Exercise brief => From the records below, pull each line that has "this".

Dataset records =>
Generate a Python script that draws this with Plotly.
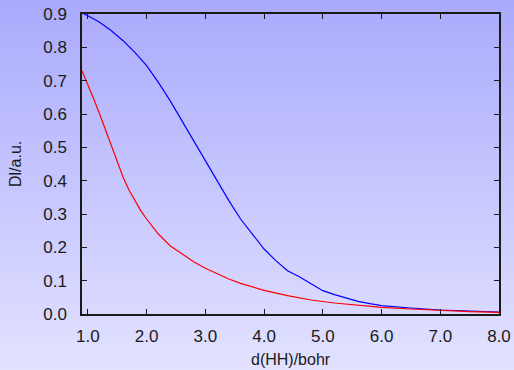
import plotly.graph_objects as go

blue_x = [0.93, 1.0, 1.2, 1.4, 1.6, 1.8, 2.0, 2.2, 2.4, 2.6, 2.8, 3.0, 3.2, 3.4, 3.6, 3.8,
          4.0, 4.2, 4.4, 4.6, 4.8, 5.0, 5.2, 5.4, 5.6, 5.8, 6.0, 6.5, 7.0, 7.5, 8.0]
blue_y = [0.90, 0.895, 0.875, 0.85, 0.82, 0.785, 0.745, 0.695, 0.64, 0.58, 0.52, 0.46, 0.40,
          0.34, 0.285, 0.24, 0.195, 0.16, 0.13, 0.112, 0.09, 0.07, 0.058, 0.047, 0.038, 0.031,
          0.025, 0.018, 0.012, 0.009, 0.006]

red_x = [0.9, 1.0, 1.1, 1.2, 1.3, 1.4, 1.5, 1.6, 1.7, 1.8, 1.9, 2.0, 2.1, 2.2, 2.4, 2.6, 2.8,
         3.0, 3.2, 3.4, 3.6, 3.8, 4.0, 4.4, 4.8, 5.2, 5.6, 6.0, 6.5, 7.0, 7.5, 8.0]
red_y = [0.73, 0.69, 0.645, 0.60, 0.553, 0.505, 0.455, 0.41, 0.372, 0.34, 0.31, 0.285, 0.262,
         0.24, 0.205, 0.18, 0.157, 0.137, 0.12, 0.105, 0.092, 0.081, 0.071, 0.055, 0.042,
         0.033, 0.026, 0.02, 0.015, 0.01, 0.007, 0.005]

x_ticks = [1, 2, 3, 4, 5, 6, 7, 8]
x_tick_labels = ["1.0", "2.0", "3.0", "4.0", "5.0", "6.0", "7.0", "8.0"]
y_ticks = [0.0, 0.1, 0.2, 0.3, 0.4, 0.5, 0.6, 0.7, 0.8, 0.9]
y_tick_labels = ["0.0", "0.1", "0.2", "0.3", "0.4", "0.5", "0.6", "0.7", "0.8", "0.9"]
x_title = "d(HH)/bohr"
y_title = "Dl/a.u."

W, H = 514, 370
ML, MR, MT, MB = 82, 15, 14, 56
pw, ph = W - ML - MR, H - MT - MB

FONT = "Liberation Sans, Arial, sans-serif"
TXT = "#1a1a1a"

fig = go.Figure()
fig.add_trace(go.Scatter(x=blue_x, y=blue_y, mode="lines",
                         line=dict(color="#0000ff", width=1.2), showlegend=False))
fig.add_trace(go.Scatter(x=red_x, y=red_y, mode="lines",
                         line=dict(color="#ff0000", width=1.2), showlegend=False))

# vertical background gradient over the whole image
top = (170, 170, 253)
bot = (226, 226, 255)
n = 74
shapes = []
for i in range(n):
    t0 = i / n
    t1 = (i + 1) / n
    tm = (t0 + t1) / 2
    c = tuple(round(top[k] + (bot[k] - top[k]) * tm) for k in range(3))
    py0 = t0 * H - (2 if i == 0 else 0)
    py1 = t1 * H + (0.6 if i < n - 1 else 3)
    y0 = (H - MB - py0) / ph
    y1 = (H - MB - py1) / ph
    shapes.append(dict(type="rect", xref="paper", yref="paper",
                       x0=-ML / pw - 0.02, x1=1 + MR / pw + 0.02, y0=y1, y1=y0,
                       fillcolor="rgb(%d,%d,%d)" % c, line=dict(width=0), layer="below"))

axis_common = dict(showline=True, linecolor="#1a1a1a", linewidth=1.5, mirror="ticks",
                   ticks="inside", ticklen=5, tickcolor="#1a1a1a", tickwidth=1,
                   showgrid=False, zeroline=False, automargin=False,
                   tickfont=dict(family=FONT, size=17, color=TXT))

annotations = [
    dict(text=x_title, xref="paper", yref="paper", x=0.5, y=(H - MB - 359) / ph,
         xanchor="center", yanchor="middle", showarrow=False,
         font=dict(family=FONT, size=16, color=TXT)),
    dict(text=y_title, xref="paper", yref="paper", x=(15 - ML) / pw, y=0.5,
         xanchor="center", yanchor="middle", textangle=-90, showarrow=False,
         font=dict(family=FONT, size=16, color=TXT)),
]

fig.update_layout(
    width=W, height=H,
    margin=dict(l=ML, r=MR, t=MT, b=MB, autoexpand=False),
    paper_bgcolor="rgba(0,0,0,0)", plot_bgcolor="rgba(0,0,0,0)",
    shapes=shapes, annotations=annotations,
    font=dict(family=FONT, size=16, color=TXT),
    xaxis=dict(range=[0.9, 8.0], tickvals=x_ticks, ticktext=x_tick_labels,
               ticklabelstandoff=6, **axis_common),
    yaxis=dict(range=[0.0, 0.9], tickvals=y_ticks, ticktext=y_tick_labels,
               ticklabelstandoff=10, **axis_common),
)

fig.write_html("out.html",
               post_script="document.body.style.margin='0';document.documentElement.style.overflow='hidden';",
               config={"displayModeBar": False})
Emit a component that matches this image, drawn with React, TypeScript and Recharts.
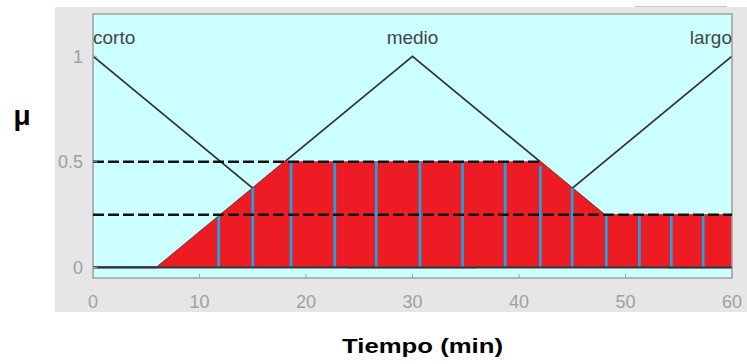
import {
  ComposedChart, Area, XAxis, YAxis, CartesianGrid,
  ReferenceLine, ReferenceArea, ReferenceDot,
} from 'recharts';

// eje x: tiempo (min), eje y: grado de pertenencia
const tiempoTicks = [0, 10, 20, 30, 40, 50, 60];
const muTicks = [0, 0.5, 1];

// funciones de pertenencia (triangulares)
const cortoT = [0, 24, 60];
const cortoMu = [1, 0, 0];
const medioT = [0, 6, 30, 54, 60];
const medioMu = [0, 0, 1, 0, 0];
const largoT = [0, 36, 60];
const largoMu = [0, 0, 1];

// salida agregada (recortada)
const salidaT = [6, 18, 42, 48, 60];
const salidaMu = [0, 0.5, 0.5, 0.25, 0.25];

// muestras verticales
const muestrasT = [11.8, 15, 18.6, 22.7, 26.6, 30.7, 34.7, 38.7, 42, 45, 48.2, 51.3, 54.3, 57.3];
const muestrasMu = [0.25, 0.375, 0.5, 0.5, 0.5, 0.5, 0.5, 0.5, 0.48, 0.375, 0.25, 0.25, 0.25, 0.25];

// niveles de corte
const corteMu = [0.5, 0.25];
const corteHasta = [42, 60];

const etiquetas = ['corto', 'medio', 'largo'];
const picosT = [0, 30, 60];
const anclas: Array<'start' | 'middle' | 'end'> = ['start', 'middle', 'end'];

const rows = (t: number[], mu: number[]) => t.map((v, i) => ({ t: v, mu: mu[i] }));

const FONT = '"Liberation Sans", Arial, Helvetica, sans-serif';
const GRIS = '#a3a3a3';

function etiqueta(texto: string, anchor: 'start' | 'middle' | 'end') {
  return ({ viewBox }: any) => (
    <text x={viewBox.x} y={viewBox.y - 12} textAnchor={anchor} fontSize={19} fill="#444" fontFamily={FONT}>
      {texto}
    </text>
  );
}

export default function App() {
  return (
    <div style={{ position: 'absolute', left: 0, top: 0, width: 747, height: 364, background: '#fff' }}>
      <div style={{ position: 'absolute', left: 55, top: 7, width: 692, height: 305, background: '#e6e6e6' }} />
      <div style={{ position: 'absolute', left: 635, top: 0, width: 92, height: 6, background: '#fafafa', borderBottom: '1px solid #c8c8c8' }} />
      <div style={{ position: 'absolute', left: 0, top: 0 }}>
        <ComposedChart width={747} height={364} margin={{ top: 14, right: 15, bottom: 0, left: 0 }}>
          <CartesianGrid fill="#ccffff" horizontal={false} vertical={false} />
          <XAxis
            dataKey="t" type="number" domain={[0, 60]} ticks={tiempoTicks} height={86}
            axisLine={false} tickSize={-4} tickMargin={21}
            tickLine={{ stroke: GRIS }} tick={{ fill: '#a0a0a0', fontSize: 18, fontFamily: FONT }}
            allowDataOverflow
            label={{
              content: ({ viewBox }: any) => (
                <text x={viewBox.x + viewBox.width / 2 + 10} y={viewBox.y + 75} textAnchor="middle"
                  fontSize={21} fontWeight="bold" fill="#000" fontFamily={FONT}
                  textLength={161} lengthAdjust="spacingAndGlyphs">
                  Tiempo (min)
                </text>
              ),
            }}
          />
          <XAxis xAxisId="top" orientation="top" dataKey="t" type="number" domain={[0, 60]} ticks={tiempoTicks}
            height={0} axisLine={false} tickSize={-4} tickLine={{ stroke: GRIS }} tick={false} />
          <YAxis
            type="number" domain={[-0.05, 1.2]} ticks={muTicks} width={93}
            axisLine={false} tickSize={-4} tickMargin={14}
            tickLine={{ stroke: GRIS }} tick={{ fill: '#a0a0a0', fontSize: 18, fontFamily: FONT }}
            allowDataOverflow
            label={{
              content: ({ viewBox }: any) => (
                <text x={viewBox.x + 22} y={viewBox.y + 111} textAnchor="middle"
                  fontSize={28} fontWeight="bold" fill="#000" fontFamily={FONT}>
                  μ
                </text>
              ),
            }}
          />
          <YAxis yAxisId="right" orientation="right" type="number" domain={[-0.05, 1.2]} ticks={muTicks}
            width={0} axisLine={false} tickSize={-4} tickLine={{ stroke: GRIS }} tick={false} />

          {/* funciones de pertenencia como áreas sin relleno para que la salida roja las tape */}
          <Area data={rows(cortoT, cortoMu)} dataKey="mu" type="linear" baseValue={0} fill="none" fillOpacity={0}
            stroke="#333" strokeWidth={1.7} dot={false} activeDot={false} isAnimationActive={false} />
          <Area data={rows(medioT, medioMu)} dataKey="mu" type="linear" baseValue={0} fill="none" fillOpacity={0}
            stroke="#333" strokeWidth={1.7} dot={false} activeDot={false} isAnimationActive={false} />
          <Area data={rows(largoT, largoMu)} dataKey="mu" type="linear" baseValue={0} fill="none" fillOpacity={0}
            stroke="#333" strokeWidth={1.7} dot={false} activeDot={false} isAnimationActive={false} />

          <Area data={rows(salidaT, salidaMu)} dataKey="mu" type="linear" baseValue={0}
            fill="#ed1c24" fillOpacity={1} stroke="#ed1c24" strokeWidth={1} activeDot={false} isAnimationActive={false} />

          {muestrasT.map((t, i) => (
            <ReferenceLine key={'m' + i} segment={[{ x: t, y: 0 }, { x: t, y: muestrasMu[i] }]}
              stroke="#16a6e6" strokeWidth={2.7} />
          ))}

          <ReferenceLine y={0} stroke="#333" strokeWidth={1.7} />

          {corteMu.map((mu, i) => (
            <ReferenceLine key={'c' + i} segment={[{ x: 0, y: mu }, { x: corteHasta[i], y: mu }]}
              stroke="#111" strokeWidth={2.5} strokeDasharray="11 4" />
          ))}

          {etiquetas.map((txt, i) => (
            <ReferenceDot key={txt} x={picosT[i]} y={1} r={0} ifOverflow="visible"
              fill="none" stroke="none" label={{ content: etiqueta(txt, anclas[i]) }} />
          ))}

          <ReferenceArea x1={0} x2={60} y1={-0.05} y2={1.2} fill="none" stroke={GRIS} strokeWidth={1.6} ifOverflow="visible" />
        </ComposedChart>
      </div>
    </div>
  );
}
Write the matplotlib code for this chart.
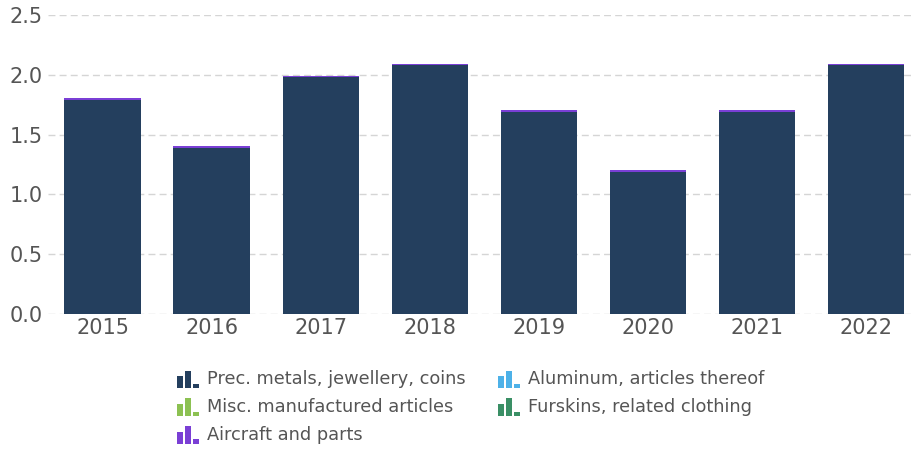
import matplotlib
matplotlib.use("Agg")
import matplotlib.pyplot as plt
from matplotlib.patches import Rectangle
from matplotlib.legend_handler import HandlerBase
import numpy as np

years = ["2015", "2016", "2017", "2018", "2019", "2020", "2021", "2022"]
prec_metals = [1.79, 1.39, 1.98, 2.08, 1.69, 1.19, 1.69, 2.08]
aluminum = [0, 0, 0, 0, 0, 0, 0, 0]
misc_manuf = [0, 0, 0, 0, 0, 0, 0, 0]
furskins = [0, 0, 0, 0, 0, 0, 0, 0]
aircraft = [0.012, 0.012, 0.012, 0.012, 0.012, 0.012, 0.012, 0.012]

series = [
    ("Prec. metals, jewellery, coins", prec_metals, "#243f5e"),
    ("Aluminum, articles thereof", aluminum, "#4db1e8"),
    ("Misc. manufactured articles", misc_manuf, "#8cc152"),
    ("Furskins, related clothing", furskins, "#3a8f65"),
    ("Aircraft and parts", aircraft, "#7a3fd5"),
]

fig = plt.figure(figsize=(9.13, 4.49), dpi=100)
ax = fig.add_axes([48 / 913, 1 - 314 / 449, 1 - 48 / 913, (314 - 15) / 449])

x = np.arange(len(years))
bottom = np.zeros(len(years))
handles = {}
for name, vals, col in series:
    h = ax.bar(x, vals, width=0.70, bottom=bottom, color=col, label=name, zorder=3)
    handles[name] = h
    bottom = bottom + np.array(vals)

ax.set_xlim(-0.5, 7.43)
ax.set_ylim(0, 2.5)
ax.set_yticks([0, 0.5, 1.0, 1.5, 2.0, 2.5])
ax.set_yticklabels(["0.0", "0.5", "1.0", "1.5", "2.0", "2.5"])
ax.set_xticks(x)
ax.set_xticklabels(years)
for s in ax.spines.values():
    s.set_visible(False)
ax.tick_params(axis="both", length=0, labelsize=15, labelcolor="#555555")
ax.tick_params(axis="y", pad=4)
ax.tick_params(axis="x", pad=3)
ax.yaxis.grid(True, color="#d5d5d5", linestyle=(0, (5, 3)), linewidth=1, zorder=0)
ax.set_axisbelow(True)


class BarIconHandler(HandlerBase):
    def create_artists(self, legend, orig_handle, xdescent, ydescent, width, height, fontsize, trans):
        col = orig_handle.patches[0].get_facecolor() if len(orig_handle.patches) else "k"
        bw = width * 0.27
        gap = width * 0.07
        heights = [0.8, 1.15, 0.3]
        arts = []
        for i, hh in enumerate(heights):
            r = Rectangle((xdescent + i * (bw + gap), -ydescent - 2), bw, height * hh,
                          facecolor=col, edgecolor="none", transform=trans)
            arts.append(r)
        return arts


order = ["Prec. metals, jewellery, coins", "Misc. manufactured articles", "Aircraft and parts",
         "Aluminum, articles thereof", "Furskins, related clothing"]
leg = fig.legend([handles[n] for n in order], order, ncol=2, loc="upper left",
                 bbox_to_anchor=(161 / 913, 1 - 354 / 449), frameon=False,
                 fontsize=12.8, handler_map={type(handles[order[0]]): BarIconHandler()},
                 handlelength=1.3, handleheight=0.95, handletextpad=0.4, columnspacing=1.8,
                 labelspacing=0.55)
for t in leg.get_texts():
    t.set_color("#555555")

fig.savefig("out.png", dpi=100)
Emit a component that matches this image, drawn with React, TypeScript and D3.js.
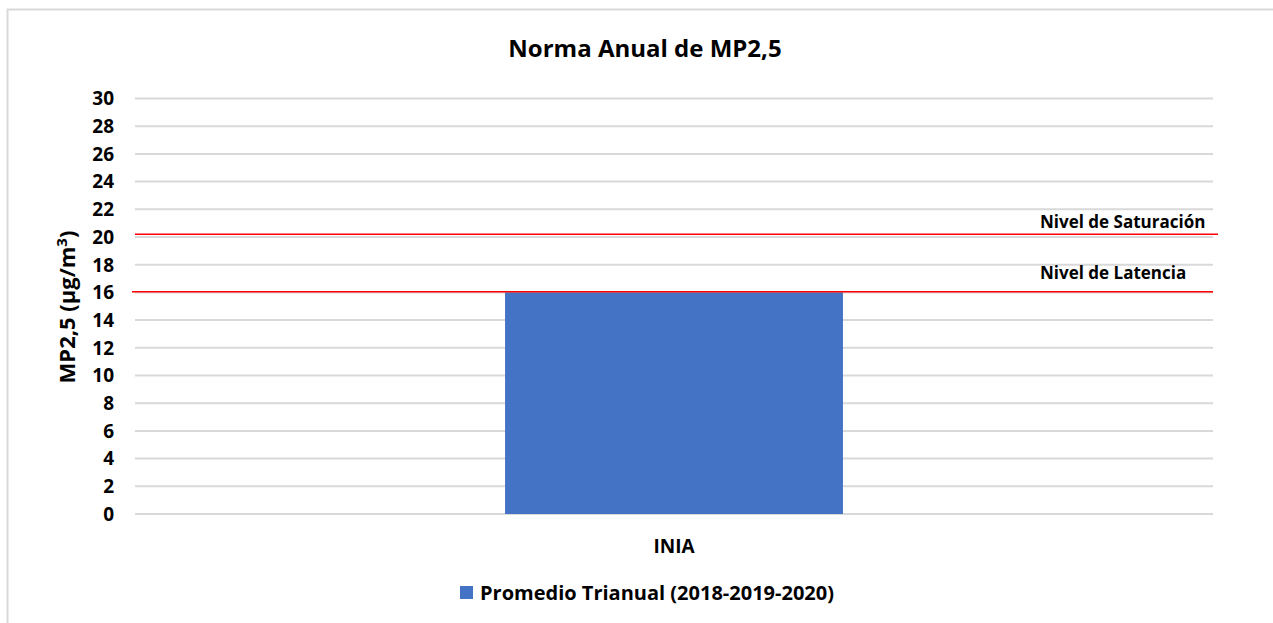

Final answer =>
Generate a Python script that draws this with Plotly.
Emit a component that matches this image, drawn with React, TypeScript and Recharts.
Write the matplotlib code for this chart.
Emit a component that matches this image, drawn with React, TypeScript and D3.js.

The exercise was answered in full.